According to the image below, it's evident that only one compute unit is doing the work, contrary to our expectations. The compute unit corrensponds to the synthesized kernel on FPGA fabric. This behavior is due to the default configuration of the OpenCL queue, which executes all kernels in an in-order manner.

This default behavior, where a single compute unit is doing the work, is expected when multiple kernels share the same queue, as is the case in our scenario. However, in a situation where we have multiple queues, we have the potential to achieve parallel execution.. To distribute the work among multiple compute units with the shared queue and enable concurrent execution, we need to create a queue, which allows out-of-order execution.

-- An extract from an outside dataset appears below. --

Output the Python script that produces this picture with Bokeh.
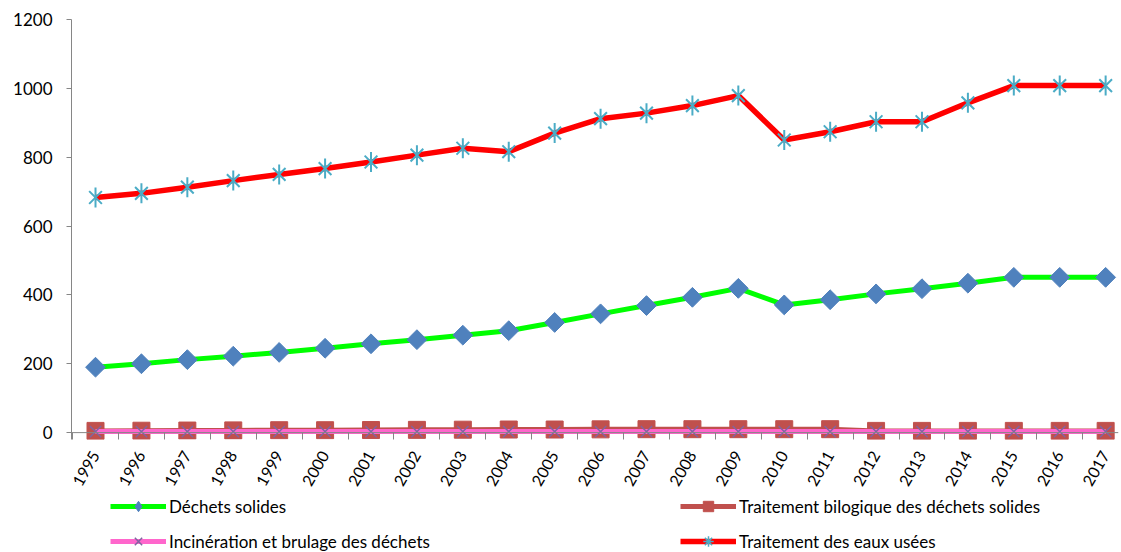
import math
from bokeh.plotting import figure
from bokeh.layouts import column
from bokeh.models import (FixedTicker, Range1d, Legend, LegendItem, ColumnDataSource, Span)
from bokeh.embed import file_html
from bokeh.resources import INLINE

# ---- data ----
years = [1995, 1996, 1997, 1998, 1999, 2000, 2001, 2002, 2003, 2004, 2005, 2006,
         2007, 2008, 2009, 2010, 2011, 2012, 2013, 2014, 2015, 2016, 2017]
dechets_solides = [190, 200, 212, 222, 233, 245, 258, 270, 283, 296, 320, 345,
                   369, 393, 419, 371, 386, 403, 418, 434, 451, 451, 451]
traitement_bio = [5, 5.5, 6, 6.5, 7, 7, 7.5, 8, 8.5, 9, 9, 9.5,
                  10, 10, 10, 10, 10, 5, 5, 5, 5, 5, 5]
incineration = [3, 3, 3, 3, 3, 3, 3, 3, 3, 3, 3, 3,
                3, 3, 3, 3, 3, 3, 3, 3, 3, 3, 3]
eaux_usees = [683, 695, 713, 732, 750, 767, 786, 806, 826, 816, 870, 912,
              928, 950, 979, 850, 874, 903, 903, 958, 1008, 1008, 1008]
y_ticks = [0, 200, 400, 600, 800, 1000, 1200]
series_labels = ["Déchets solides", "Traitement bilogique des déchets solides",
                 "Incinération et brulage des déchets", "Traitement des eaux usées"]

src = ColumnDataSource(dict(x=years, a=dechets_solides, b=traitement_bio,
                            c=incineration, d=eaux_usees))

FONT = "Lato"
axis_color = "#868686"

p = figure(width=1121, height=495, output_backend="svg", toolbar_location=None,
           x_range=Range1d(1994.477, 2017.28), y_range=Range1d(-20, 1200),
           min_border_left=71, min_border_right=3, min_border_top=19,
           min_border_bottom=56)
p.outline_line_color = None
p.xgrid.visible = False
p.ygrid.visible = False

# y axis
p.yaxis.ticker = FixedTicker(ticks=y_ticks)
p.yaxis.axis_line_color = axis_color
p.yaxis.major_tick_line_color = axis_color
p.yaxis.major_tick_out = 5
p.yaxis.major_tick_in = 0
p.yaxis.minor_tick_line_color = None
p.yaxis.major_label_standoff = 14
p.yaxis.major_label_text_font = FONT
p.yaxis.major_label_text_font_size = "17px"
p.yaxis.major_label_text_color = "black"

# x axis (category boundaries as ticks, zero line as Span)
p.xaxis.ticker = FixedTicker(ticks=years, minor_ticks=[y - 0.5 for y in years] + [2017.5])
p.xaxis.axis_line_color = None
p.xaxis.major_tick_line_color = None
p.xaxis.major_tick_out = 0
p.xaxis.major_tick_in = 0
p.xaxis.minor_tick_line_color = axis_color
p.xaxis.minor_tick_out = 0
p.xaxis.minor_tick_in = 7
p.xaxis.major_label_orientation = math.pi / 3
p.xaxis.major_label_standoff = 13
p.xaxis.major_label_text_font = FONT
p.xaxis.major_label_text_font_size = "16px"
p.xaxis.major_label_text_color = "black"
p.add_layout(Span(location=0, dimension="width", line_color=axis_color, line_width=1))

STY = {
    "a_line": dict(line_color="#00FF00", line_width=5, line_join="round"),
    "a_mark": dict(marker="square", angle=math.pi / 4, size=14,
                   fill_color="#4F81BD", line_color="#4F81BD"),
    "a_key": dict(marker="diamond", size=14, fill_color="#4F81BD", line_color="#4F81BD"),
    "b_line": dict(line_color="#C0504D", line_width=5, line_join="round"),
    "b_mark": dict(marker="square", size=17, fill_color="#C0504D", line_color="#C0504D"),
    "c_line": dict(line_color="#FF66CC", line_width=5, line_join="round"),
    "c_mark": dict(marker="x", size=16, line_color="#8064A2", line_width=1.5),
    "d_line": dict(line_color="#FF0000", line_width=5.5, line_join="round"),
    "d_mark1": dict(marker="x", size=18, line_color="#4BACC6", line_width=2),
    "d_mark2": dict(marker="dash", angle=math.pi / 2, size=20, line_color="#4BACC6", line_width=2),
    "d_key": dict(marker="asterisk", size=18, line_color="#4BACC6", line_width=1.5),
}


def draw(fig, names):
    rs = []
    for n in names:
        st = STY[n]
        ycol = n[0]
        if n.endswith("line"):
            rs.append(fig.line("x", ycol, source=src, **st))
        else:
            rs.append(fig.scatter("x", ycol, source=src, **st))
    return rs


for g in [["a_line", "a_mark"], ["b_line", "b_mark"], ["c_line", "c_mark"],
          ["d_line", "d_mark1", "d_mark2"]]:
    draw(p, g)

# ---- legend strip (its frame shows no data; renderers only feed the keys) ----
lg = figure(width=1121, height=57, output_backend="svg", toolbar_location=None,
            x_range=Range1d(0, 1), y_range=Range1d(0, 1),
            x_axis_location=None, y_axis_location=None,
            min_border=0, min_border_left=0, min_border_right=0,
            min_border_top=0, min_border_bottom=0)
lg.outline_line_color = None
lg.xgrid.visible = False
lg.ygrid.visible = False

key_groups = [["a_line", "a_key"], ["b_line", "b_mark"], ["c_line", "c_mark"],
              ["d_line", "d_key"]]
legend = Legend(items=[
    LegendItem(label=series_labels[i], renderers=draw(lg, key_groups[i])) for i in range(4)
], orientation="horizontal", ncols=2, glyph_width=56, glyph_height=26,
    label_height=26, label_width=502, spacing=9, label_standoff=3,
    padding=0, margin=0, border_line_alpha=0, background_fill_alpha=0,
    label_text_font=FONT, label_text_font_size="17px", label_text_color="black",
    location=(39, -2))
lg.add_layout(legend, "center")

layout = column(p, lg, spacing=0)
open("out.html", "w").write(file_html(layout, INLINE))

//***************************************************
// STEP 4: Create a command queue 
//***************************************************
// we create a command queue with the selected device and context using CommandQueue class 

bool ooo = true;

cl_ulong qp = CL_QUEUE_PROFILING_ENABLE;
if (ooo)
    qp = qp | CL_QUEUE_OUT_OF_ORDER_EXEC_MODE_ENABLE;

cl::CommandQueue q(context, device, qp, &err);

cout << "COMMAND QUEUE ERROR: " << err << endl;

Out-of-order execution of kernels refers to a mode of operation where multiple kernels are launched for execution concurrently, and the order in which they complete their execution is not strictly determined by the order in which they were launched. In a traditional, in-order execution model, kernels are executed sequentially, one after the other, and the completion of a kernel must precede the start of the next one. However, with out-of-order execution, multiple kernels can be launched simultaneously, and their execution can overlap or be interleaved. After we set out-of-order execution, let's look at the obtained time traces.

Out-of-order execution

As we can see, multiple compute units are operating concurrently, illustrating parallel execution. The corresponding code can be found in the repository.